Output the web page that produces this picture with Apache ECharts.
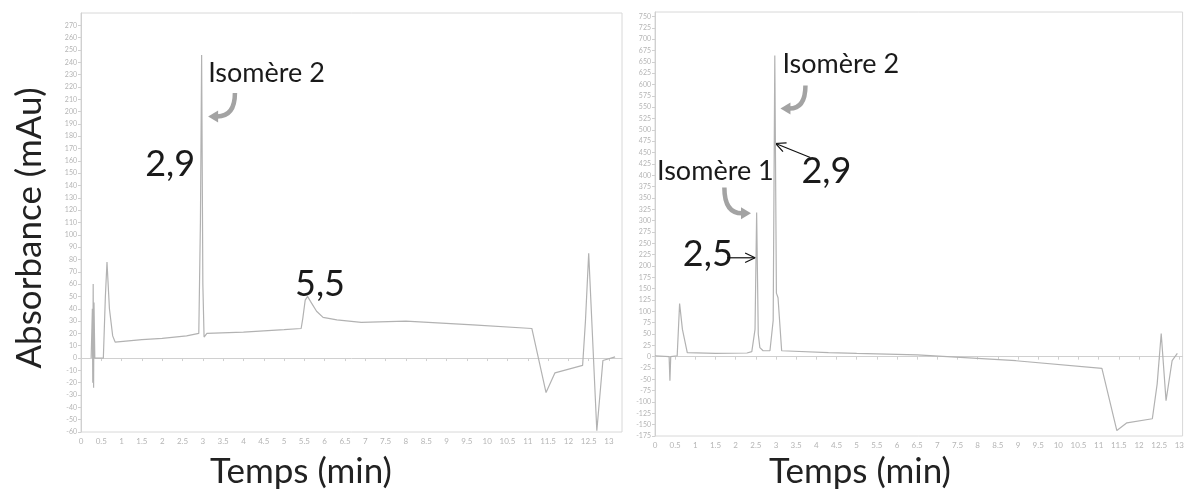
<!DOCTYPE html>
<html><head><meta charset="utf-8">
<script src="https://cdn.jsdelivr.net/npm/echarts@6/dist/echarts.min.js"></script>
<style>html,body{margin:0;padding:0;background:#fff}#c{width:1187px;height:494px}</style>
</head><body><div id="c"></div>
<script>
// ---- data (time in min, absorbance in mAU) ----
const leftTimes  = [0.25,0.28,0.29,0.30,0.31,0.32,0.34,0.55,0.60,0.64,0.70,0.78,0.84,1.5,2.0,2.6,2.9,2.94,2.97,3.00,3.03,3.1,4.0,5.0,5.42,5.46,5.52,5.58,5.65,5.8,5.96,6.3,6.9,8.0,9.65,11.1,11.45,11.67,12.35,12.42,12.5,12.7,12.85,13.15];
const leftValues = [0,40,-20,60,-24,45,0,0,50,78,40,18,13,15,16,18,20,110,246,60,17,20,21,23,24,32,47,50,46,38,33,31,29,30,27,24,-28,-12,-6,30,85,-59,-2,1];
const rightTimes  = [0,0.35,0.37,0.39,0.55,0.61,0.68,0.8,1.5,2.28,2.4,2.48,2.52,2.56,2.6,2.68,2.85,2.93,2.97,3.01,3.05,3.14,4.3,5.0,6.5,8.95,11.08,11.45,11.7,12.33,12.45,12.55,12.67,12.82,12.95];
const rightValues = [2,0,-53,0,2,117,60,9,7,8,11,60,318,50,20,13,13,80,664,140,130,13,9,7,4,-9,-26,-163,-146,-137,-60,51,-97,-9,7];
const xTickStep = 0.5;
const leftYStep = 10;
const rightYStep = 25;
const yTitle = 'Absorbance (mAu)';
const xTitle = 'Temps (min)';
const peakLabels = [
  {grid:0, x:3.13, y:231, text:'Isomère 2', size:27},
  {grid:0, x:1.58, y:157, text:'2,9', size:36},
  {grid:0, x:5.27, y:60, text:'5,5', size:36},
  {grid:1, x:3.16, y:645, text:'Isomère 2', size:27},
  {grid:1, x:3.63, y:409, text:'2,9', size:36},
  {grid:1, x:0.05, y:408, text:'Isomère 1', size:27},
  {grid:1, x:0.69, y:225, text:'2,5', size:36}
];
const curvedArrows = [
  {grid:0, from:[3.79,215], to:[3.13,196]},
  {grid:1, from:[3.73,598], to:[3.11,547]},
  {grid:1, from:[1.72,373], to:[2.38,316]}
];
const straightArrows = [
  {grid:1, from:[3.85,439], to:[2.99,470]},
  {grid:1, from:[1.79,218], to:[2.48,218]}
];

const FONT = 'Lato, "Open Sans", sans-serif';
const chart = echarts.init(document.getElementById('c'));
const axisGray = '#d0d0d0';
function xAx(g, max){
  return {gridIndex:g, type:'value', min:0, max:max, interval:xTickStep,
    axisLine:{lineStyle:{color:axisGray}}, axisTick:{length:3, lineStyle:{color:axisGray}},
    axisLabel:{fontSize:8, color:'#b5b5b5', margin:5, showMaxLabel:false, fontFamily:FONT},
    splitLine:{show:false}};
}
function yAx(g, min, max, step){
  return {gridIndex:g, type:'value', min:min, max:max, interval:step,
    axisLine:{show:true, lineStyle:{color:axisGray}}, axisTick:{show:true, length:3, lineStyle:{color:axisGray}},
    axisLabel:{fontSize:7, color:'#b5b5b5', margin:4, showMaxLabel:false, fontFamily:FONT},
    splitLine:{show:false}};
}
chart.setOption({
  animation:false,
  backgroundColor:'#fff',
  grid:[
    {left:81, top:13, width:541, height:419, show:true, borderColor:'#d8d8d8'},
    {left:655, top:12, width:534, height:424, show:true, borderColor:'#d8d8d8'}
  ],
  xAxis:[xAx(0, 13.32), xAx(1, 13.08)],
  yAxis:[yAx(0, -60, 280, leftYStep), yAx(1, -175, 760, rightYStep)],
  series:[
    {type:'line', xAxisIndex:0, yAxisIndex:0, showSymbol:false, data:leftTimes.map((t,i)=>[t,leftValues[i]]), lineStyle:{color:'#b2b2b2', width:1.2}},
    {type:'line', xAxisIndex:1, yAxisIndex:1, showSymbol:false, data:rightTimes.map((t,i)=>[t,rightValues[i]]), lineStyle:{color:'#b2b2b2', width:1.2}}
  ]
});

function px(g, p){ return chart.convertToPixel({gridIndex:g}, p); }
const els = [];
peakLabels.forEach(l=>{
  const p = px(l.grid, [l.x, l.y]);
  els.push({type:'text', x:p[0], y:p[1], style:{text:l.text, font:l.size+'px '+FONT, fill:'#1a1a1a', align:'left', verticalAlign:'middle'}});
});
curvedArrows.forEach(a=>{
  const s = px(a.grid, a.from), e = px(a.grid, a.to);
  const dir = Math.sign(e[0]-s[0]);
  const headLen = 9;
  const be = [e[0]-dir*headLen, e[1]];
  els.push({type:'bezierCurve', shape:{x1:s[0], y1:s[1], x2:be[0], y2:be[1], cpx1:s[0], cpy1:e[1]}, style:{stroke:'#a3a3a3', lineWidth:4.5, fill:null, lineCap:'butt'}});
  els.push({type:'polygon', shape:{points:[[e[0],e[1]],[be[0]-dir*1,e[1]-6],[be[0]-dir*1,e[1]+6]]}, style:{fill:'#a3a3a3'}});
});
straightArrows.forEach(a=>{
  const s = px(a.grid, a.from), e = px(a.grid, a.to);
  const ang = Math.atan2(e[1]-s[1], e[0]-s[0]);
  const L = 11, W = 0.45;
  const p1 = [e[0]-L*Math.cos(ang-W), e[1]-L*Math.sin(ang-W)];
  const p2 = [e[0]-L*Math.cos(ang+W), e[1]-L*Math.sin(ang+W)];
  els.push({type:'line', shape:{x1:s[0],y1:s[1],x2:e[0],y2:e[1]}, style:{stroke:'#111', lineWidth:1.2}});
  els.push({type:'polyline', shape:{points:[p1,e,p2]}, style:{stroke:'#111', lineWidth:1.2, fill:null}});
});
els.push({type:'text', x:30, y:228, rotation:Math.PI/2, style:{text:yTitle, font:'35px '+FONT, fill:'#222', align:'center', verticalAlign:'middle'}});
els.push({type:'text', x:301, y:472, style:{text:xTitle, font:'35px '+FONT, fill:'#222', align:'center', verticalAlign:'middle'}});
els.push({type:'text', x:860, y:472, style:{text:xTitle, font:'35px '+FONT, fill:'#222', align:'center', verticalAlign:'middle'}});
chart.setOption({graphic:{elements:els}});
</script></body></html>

—————

From the material above, copy everything exactly but the pictures.

Output the web page that produces this picture with Apache ECharts.
<!DOCTYPE html>
<html><head><meta charset="utf-8">
<script src="https://cdn.jsdelivr.net/npm/echarts@6/dist/echarts.min.js"></script>
<style>html,body{margin:0;padding:0;background:#fff}#c{width:1187px;height:494px}</style>
</head><body><div id="c"></div>
<script>
// ---- data (time in min, absorbance in mAU) ----
const leftTimes  = [0.25,0.28,0.29,0.30,0.31,0.32,0.34,0.55,0.60,0.64,0.70,0.78,0.84,1.5,2.0,2.6,2.9,2.94,2.97,3.00,3.03,3.1,4.0,5.0,5.42,5.46,5.52,5.58,5.65,5.8,5.96,6.3,6.9,8.0,9.65,11.1,11.45,11.67,12.35,12.42,12.5,12.7,12.85,13.15];
const leftValues = [0,40,-20,60,-24,45,0,0,50,78,40,18,13,15,16,18,20,110,246,60,17,20,21,23,24,32,47,50,46,38,33,31,29,30,27,24,-28,-12,-6,30,85,-59,-2,1];
const rightTimes  = [0,0.35,0.37,0.39,0.55,0.61,0.68,0.8,1.5,2.28,2.4,2.48,2.52,2.56,2.6,2.68,2.85,2.93,2.97,3.01,3.05,3.14,4.3,5.0,6.5,8.95,11.08,11.45,11.7,12.33,12.45,12.55,12.67,12.82,12.95];
const rightValues = [2,0,-53,0,2,117,60,9,7,8,11,60,318,50,20,13,13,80,664,140,130,13,9,7,4,-9,-26,-163,-146,-137,-60,51,-97,-9,7];
const xTickStep = 0.5;
const leftYStep = 10;
const rightYStep = 25;
const yTitle = 'Absorbance (mAu)';
const xTitle = 'Temps (min)';
const peakLabels = [
  {grid:0, x:3.13, y:231, text:'Isomère 2', size:27},
  {grid:0, x:1.58, y:157, text:'2,9', size:36},
  {grid:0, x:5.27, y:60, text:'5,5', size:36},
  {grid:1, x:3.16, y:645, text:'Isomère 2', size:27},
  {grid:1, x:3.63, y:409, text:'2,9', size:36},
  {grid:1, x:0.05, y:408, text:'Isomère 1', size:27},
  {grid:1, x:0.69, y:225, text:'2,5', size:36}
];
const curvedArrows = [
  {grid:0, from:[3.79,215], to:[3.13,196]},
  {grid:1, from:[3.73,598], to:[3.11,547]},
  {grid:1, from:[1.72,373], to:[2.38,316]}
];
const straightArrows = [
  {grid:1, from:[3.85,439], to:[2.99,470]},
  {grid:1, from:[1.79,218], to:[2.48,218]}
];

const FONT = 'Lato, "Open Sans", sans-serif';
const chart = echarts.init(document.getElementById('c'));
const axisGray = '#d0d0d0';
function xAx(g, max){
  return {gridIndex:g, type:'value', min:0, max:max, interval:xTickStep,
    axisLine:{lineStyle:{color:axisGray}}, axisTick:{length:3, lineStyle:{color:axisGray}},
    axisLabel:{fontSize:8, color:'#b5b5b5', margin:5, showMaxLabel:false, fontFamily:FONT},
    splitLine:{show:false}};
}
function yAx(g, min, max, step){
  return {gridIndex:g, type:'value', min:min, max:max, interval:step,
    axisLine:{show:true, lineStyle:{color:axisGray}}, axisTick:{show:true, length:3, lineStyle:{color:axisGray}},
    axisLabel:{fontSize:7, color:'#b5b5b5', margin:4, showMaxLabel:false, fontFamily:FONT},
    splitLine:{show:false}};
}
chart.setOption({
  animation:false,
  backgroundColor:'#fff',
  grid:[
    {left:81, top:13, width:541, height:419, show:true, borderColor:'#d8d8d8'},
    {left:655, top:12, width:534, height:424, show:true, borderColor:'#d8d8d8'}
  ],
  xAxis:[xAx(0, 13.32), xAx(1, 13.08)],
  yAxis:[yAx(0, -60, 280, leftYStep), yAx(1, -175, 760, rightYStep)],
  series:[
    {type:'line', xAxisIndex:0, yAxisIndex:0, showSymbol:false, data:leftTimes.map((t,i)=>[t,leftValues[i]]), lineStyle:{color:'#b2b2b2', width:1.2}},
    {type:'line', xAxisIndex:1, yAxisIndex:1, showSymbol:false, data:rightTimes.map((t,i)=>[t,rightValues[i]]), lineStyle:{color:'#b2b2b2', width:1.2}}
  ]
});

function px(g, p){ return chart.convertToPixel({gridIndex:g}, p); }
const els = [];
peakLabels.forEach(l=>{
  const p = px(l.grid, [l.x, l.y]);
  els.push({type:'text', x:p[0], y:p[1], style:{text:l.text, font:l.size+'px '+FONT, fill:'#1a1a1a', align:'left', verticalAlign:'middle'}});
});
curvedArrows.forEach(a=>{
  const s = px(a.grid, a.from), e = px(a.grid, a.to);
  const dir = Math.sign(e[0]-s[0]);
  const headLen = 9;
  const be = [e[0]-dir*headLen, e[1]];
  els.push({type:'bezierCurve', shape:{x1:s[0], y1:s[1], x2:be[0], y2:be[1], cpx1:s[0], cpy1:e[1]}, style:{stroke:'#a3a3a3', lineWidth:4.5, fill:null, lineCap:'butt'}});
  els.push({type:'polygon', shape:{points:[[e[0],e[1]],[be[0]-dir*1,e[1]-6],[be[0]-dir*1,e[1]+6]]}, style:{fill:'#a3a3a3'}});
});
straightArrows.forEach(a=>{
  const s = px(a.grid, a.from), e = px(a.grid, a.to);
  const ang = Math.atan2(e[1]-s[1], e[0]-s[0]);
  const L = 11, W = 0.45;
  const p1 = [e[0]-L*Math.cos(ang-W), e[1]-L*Math.sin(ang-W)];
  const p2 = [e[0]-L*Math.cos(ang+W), e[1]-L*Math.sin(ang+W)];
  els.push({type:'line', shape:{x1:s[0],y1:s[1],x2:e[0],y2:e[1]}, style:{stroke:'#111', lineWidth:1.2}});
  els.push({type:'polyline', shape:{points:[p1,e,p2]}, style:{stroke:'#111', lineWidth:1.2, fill:null}});
});
els.push({type:'text', x:30, y:228, rotation:Math.PI/2, style:{text:yTitle, font:'35px '+FONT, fill:'#222', align:'center', verticalAlign:'middle'}});
els.push({type:'text', x:301, y:472, style:{text:xTitle, font:'35px '+FONT, fill:'#222', align:'center', verticalAlign:'middle'}});
els.push({type:'text', x:860, y:472, style:{text:xTitle, font:'35px '+FONT, fill:'#222', align:'center', verticalAlign:'middle'}});
chart.setOption({graphic:{elements:els}});
</script></body></html>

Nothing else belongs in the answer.